# How to cut foam in the bow case



## bluelotus (May 30, 2010)

Hi everyone

I recently bought a AURORA DYNAMIC TAKE-DOWN RECURVE HARD CASE.
The foam inside the case isn't cut.
I need to cut space in the foam to fit my bow.
I am trying to figure out how to cut it.
I don't have a hot knife.
But I have a digital soldering station which I can control temperature.
Can some one tell what temperature i should set it to?
Or is there a better way I can do it.


----------



## JDS-1 (Nov 15, 2007)

I would lay the bow in there then trace it out with a pen or marker (Carefully) the SLOWLY cut it out with a razor knife to desired depth then, gently pull up while cutting sideways. I've done it before for other things in cases and it worked pretty good.


----------



## Rhys1 (Dec 31, 2009)

I use a sharp fillet knife to get started, and a bread knife when cutting foam for fitted rifle cases. The bread knife does very well as the width helps keep it tracking with the rest of the cut.


----------



## Robert43 (Aug 2, 2004)

Electric carving knife works wonders Just dont let your other half see you using it for that job


----------



## bluelotus (May 30, 2010)

Ummm....


Thanks a lot.
No one think hot knife or soldering iron is a good idea?


----------



## MrSafety (Apr 11, 2010)

Depending on the foam you can carve it out with an angle grinder and a masonry disk.


----------



## trinibob (Mar 10, 2004)

Robert43 said:


> Electric carving knife works wonders Just dont let your other half see you using it for that job


All I use in my upholstry biz works fine


----------



## cableslide (Mar 26, 2009)

there is a video on you tube on a diy foam cutter it only costs a couple of bucks to make it gets hot and makes precise cuts


----------



## unloaded (Jan 11, 2010)

Bread knife or electric filet knife. You'll spend more time trying to rig a hot wire than making the cuts, and more likely to make mistakes doing it for the first time.
Using one of the knifes mentioned, trace the outlines with a Silver Sharpie or similar. Then cut out the shape but do it undersized to work out best technique for you. After you figure it out, finish it the proper size, your mistakes will be removed during this step.
When you get done post pics, or better yet post a worklog as you go.

peace.
unloaded


----------



## Zappem (Feb 11, 2006)

You might try and make a template out of hard board and use it as a guide instead of try to freehand your cuts.


----------



## russ (Jul 29, 2002)

examples of foam cutters...











Pretty straight forward, just need some steel fishing lines & a power supply. Not sure how well it will work on your project as the foam is likely the open cell stuff, but it's certainly piqued my curiosity.


----------



## Nichko (Mar 24, 2008)

NEVER EVER use a hot knife to cut polyurethane foam, the fumes will KILL you!!

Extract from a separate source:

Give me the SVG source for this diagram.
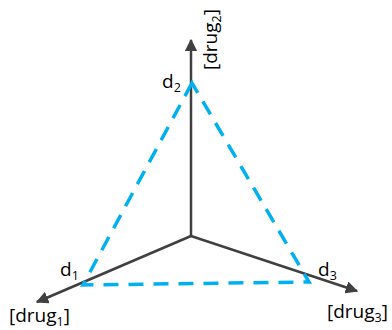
<svg xmlns="http://www.w3.org/2000/svg" width="392" height="330" viewBox="0 0 392 330">
<style>
.axis{stroke:#404040;stroke-width:2.5;fill:none}
.tri{stroke:#00b0f0;stroke-width:3.5;fill:none;stroke-dasharray:15,10}
text{font-family:"Open Sans","Liberation Sans",sans-serif;font-size:19px;fill:#000}
.sub{font-size:12.5px}
</style>
<defs>
<marker id="ah" viewBox="0 0 10 10" refX="9" refY="5" markerWidth="5" markerHeight="5" orient="auto" markerUnits="strokeWidth">
<path d="M0,0 L10,5 L0,10 z" fill="#404040"/>
</marker>
</defs>
<g id="connectors">
<line class="axis" x1="191" y1="236" x2="191" y2="40" marker-end="url(#ah)"/>
<line class="axis" x1="191" y1="236" x2="37" y2="302" marker-end="url(#ah)"/>
<line class="axis" x1="191" y1="236" x2="357" y2="291" marker-end="url(#ah)"/>
<path class="tri" d="M192,83 L83,285 L309,282 Z"/>
</g>
<g id="d1"><text x="60" y="276">d<tspan class="sub" dy="4">1</tspan></text></g>
<g id="d2"><text x="162" y="88">d<tspan class="sub" dy="4">2</tspan></text></g>
<g id="d3"><text x="318" y="276">d<tspan class="sub" dy="4">3</tspan></text></g>
<g id="drug1"><text x="9" y="322">[drug<tspan class="sub" dy="4">1</tspan><tspan dy="-4">]</tspan></text></g>
<g id="drug2"><text transform="translate(217,70) rotate(-90)">[drug<tspan class="sub" dy="4">2</tspan><tspan dy="-4">]</tspan></text></g>
<g id="drug3"><text x="327" y="318">[drug<tspan class="sub" dy="4">3</tspan><tspan dy="-4">]</tspan></text></g>
</svg>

Best thing to use is a good old steak knife or an electric filet knife...I have years and years of foam experience and besides a CNC water jet cutter or large knife edge bandsaws this is second best for small scale cutting...


----------



## bluelotus (May 30, 2010)

Nichko said:


> NEVER EVER use a hot knife to cut polyurethane foam, the fumes will KILL you!!
> 
> Best thing to use is a good old steak knife or an electric filet knife...I have years and years of foam experience and besides a CNC water jet cutter or large knife edge bandsaws this is second best for small scale cutting...



shoot....that's good to know.
Thanks.

I start doing this project.
I found most people cut through the foam.

What if I just want to create a space in the foam so I can fit my equipment.
I wonder if a CNC milling machine can do it.


----------



## Nichko (Mar 24, 2008)

You can CNC router cut the foam with a straight flute bit, NO UPSPIRAL it'll grab and rip the foam. 

Also if the foam is the "cheaper" low end gray very soft foam type this may not be an option. 

Some of the higher end cases have a Polyester foam, this will cut out much better. 







bluelotus said:


> shoot....that's good to know.
> Thanks.
> 
> I start doing this project.
> ...


----------